_DATASET SECTION_.
= = = = = = =

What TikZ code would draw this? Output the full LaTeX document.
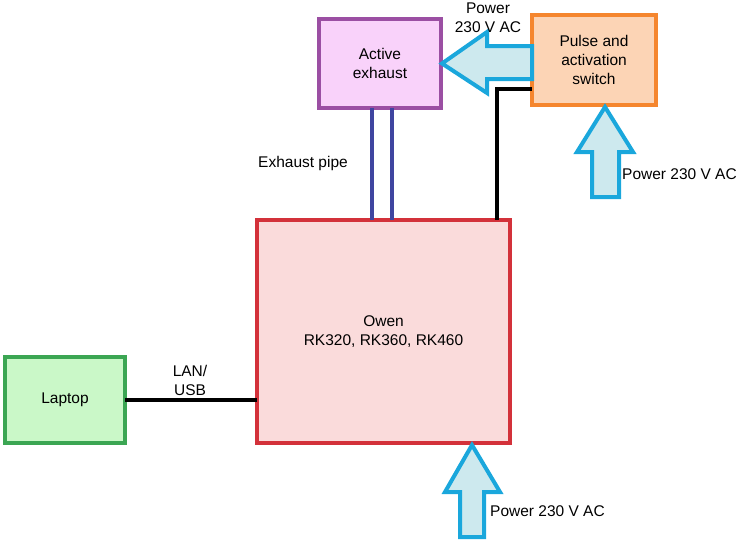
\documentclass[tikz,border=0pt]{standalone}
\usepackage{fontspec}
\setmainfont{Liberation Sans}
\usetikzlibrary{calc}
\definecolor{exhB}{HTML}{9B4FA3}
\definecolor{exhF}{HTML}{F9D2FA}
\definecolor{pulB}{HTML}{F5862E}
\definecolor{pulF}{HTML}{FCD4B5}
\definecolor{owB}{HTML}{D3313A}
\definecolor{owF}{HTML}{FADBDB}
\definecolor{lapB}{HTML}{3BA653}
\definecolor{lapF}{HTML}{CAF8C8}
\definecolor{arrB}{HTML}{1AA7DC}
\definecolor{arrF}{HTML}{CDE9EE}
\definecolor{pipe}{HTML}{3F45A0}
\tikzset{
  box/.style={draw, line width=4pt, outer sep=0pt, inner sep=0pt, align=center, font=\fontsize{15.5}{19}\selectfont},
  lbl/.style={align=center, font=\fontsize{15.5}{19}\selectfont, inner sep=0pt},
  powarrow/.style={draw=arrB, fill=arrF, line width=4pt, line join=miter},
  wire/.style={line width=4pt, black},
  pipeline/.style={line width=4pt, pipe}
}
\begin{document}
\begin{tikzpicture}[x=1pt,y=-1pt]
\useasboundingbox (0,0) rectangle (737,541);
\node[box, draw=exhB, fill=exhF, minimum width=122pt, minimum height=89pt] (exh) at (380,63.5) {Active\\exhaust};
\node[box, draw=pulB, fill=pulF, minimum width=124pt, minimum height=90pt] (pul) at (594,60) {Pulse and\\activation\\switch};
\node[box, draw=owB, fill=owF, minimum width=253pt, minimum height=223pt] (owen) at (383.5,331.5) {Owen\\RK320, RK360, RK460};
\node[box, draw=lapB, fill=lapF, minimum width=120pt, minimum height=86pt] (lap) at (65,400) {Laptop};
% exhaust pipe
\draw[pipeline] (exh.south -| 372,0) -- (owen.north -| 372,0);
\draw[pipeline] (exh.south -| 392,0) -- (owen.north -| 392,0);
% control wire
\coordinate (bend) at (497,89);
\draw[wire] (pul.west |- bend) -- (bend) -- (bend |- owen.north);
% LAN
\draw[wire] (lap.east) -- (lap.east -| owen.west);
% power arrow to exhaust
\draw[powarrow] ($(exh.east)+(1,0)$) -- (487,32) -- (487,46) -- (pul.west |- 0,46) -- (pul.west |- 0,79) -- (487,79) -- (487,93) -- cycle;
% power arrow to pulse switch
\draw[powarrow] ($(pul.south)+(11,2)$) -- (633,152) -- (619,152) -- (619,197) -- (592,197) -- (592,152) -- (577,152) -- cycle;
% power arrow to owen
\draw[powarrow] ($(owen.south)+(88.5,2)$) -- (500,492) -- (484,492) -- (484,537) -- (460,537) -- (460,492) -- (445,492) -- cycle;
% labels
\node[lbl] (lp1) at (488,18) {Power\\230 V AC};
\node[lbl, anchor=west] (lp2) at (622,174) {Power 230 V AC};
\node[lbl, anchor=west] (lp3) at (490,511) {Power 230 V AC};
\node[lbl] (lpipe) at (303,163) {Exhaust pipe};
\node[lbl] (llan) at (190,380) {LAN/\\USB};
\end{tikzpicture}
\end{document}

= = = = = = =

_REQUIRED WORK_. Reproduce the whole listing word for word, setting aside any pictures.

_ANSWER FOR THIS EXERCISE_.
What TikZ code would draw this? Output the full LaTeX document.
\documentclass[tikz,border=0pt]{standalone}
\usepackage{fontspec}
\setmainfont{Liberation Sans}
\usetikzlibrary{calc}
\definecolor{exhB}{HTML}{9B4FA3}
\definecolor{exhF}{HTML}{F9D2FA}
\definecolor{pulB}{HTML}{F5862E}
\definecolor{pulF}{HTML}{FCD4B5}
\definecolor{owB}{HTML}{D3313A}
\definecolor{owF}{HTML}{FADBDB}
\definecolor{lapB}{HTML}{3BA653}
\definecolor{lapF}{HTML}{CAF8C8}
\definecolor{arrB}{HTML}{1AA7DC}
\definecolor{arrF}{HTML}{CDE9EE}
\definecolor{pipe}{HTML}{3F45A0}
\tikzset{
  box/.style={draw, line width=4pt, outer sep=0pt, inner sep=0pt, align=center, font=\fontsize{15.5}{19}\selectfont},
  lbl/.style={align=center, font=\fontsize{15.5}{19}\selectfont, inner sep=0pt},
  powarrow/.style={draw=arrB, fill=arrF, line width=4pt, line join=miter},
  wire/.style={line width=4pt, black},
  pipeline/.style={line width=4pt, pipe}
}
\begin{document}
\begin{tikzpicture}[x=1pt,y=-1pt]
\useasboundingbox (0,0) rectangle (737,541);
\node[box, draw=exhB, fill=exhF, minimum width=122pt, minimum height=89pt] (exh) at (380,63.5) {Active\\exhaust};
\node[box, draw=pulB, fill=pulF, minimum width=124pt, minimum height=90pt] (pul) at (594,60) {Pulse and\\activation\\switch};
\node[box, draw=owB, fill=owF, minimum width=253pt, minimum height=223pt] (owen) at (383.5,331.5) {Owen\\RK320, RK360, RK460};
\node[box, draw=lapB, fill=lapF, minimum width=120pt, minimum height=86pt] (lap) at (65,400) {Laptop};
% exhaust pipe
\draw[pipeline] (exh.south -| 372,0) -- (owen.north -| 372,0);
\draw[pipeline] (exh.south -| 392,0) -- (owen.north -| 392,0);
% control wire
\coordinate (bend) at (497,89);
\draw[wire] (pul.west |- bend) -- (bend) -- (bend |- owen.north);
% LAN
\draw[wire] (lap.east) -- (lap.east -| owen.west);
% power arrow to exhaust
\draw[powarrow] ($(exh.east)+(1,0)$) -- (487,32) -- (487,46) -- (pul.west |- 0,46) -- (pul.west |- 0,79) -- (487,79) -- (487,93) -- cycle;
% power arrow to pulse switch
\draw[powarrow] ($(pul.south)+(11,2)$) -- (633,152) -- (619,152) -- (619,197) -- (592,197) -- (592,152) -- (577,152) -- cycle;
% power arrow to owen
\draw[powarrow] ($(owen.south)+(88.5,2)$) -- (500,492) -- (484,492) -- (484,537) -- (460,537) -- (460,492) -- (445,492) -- cycle;
% labels
\node[lbl] (lp1) at (488,18) {Power\\230 V AC};
\node[lbl, anchor=west] (lp2) at (622,174) {Power 230 V AC};
\node[lbl, anchor=west] (lp3) at (490,511) {Power 230 V AC};
\node[lbl] (lpipe) at (303,163) {Exhaust pipe};
\node[lbl] (llan) at (190,380) {LAN/\\USB};
\end{tikzpicture}
\end{document}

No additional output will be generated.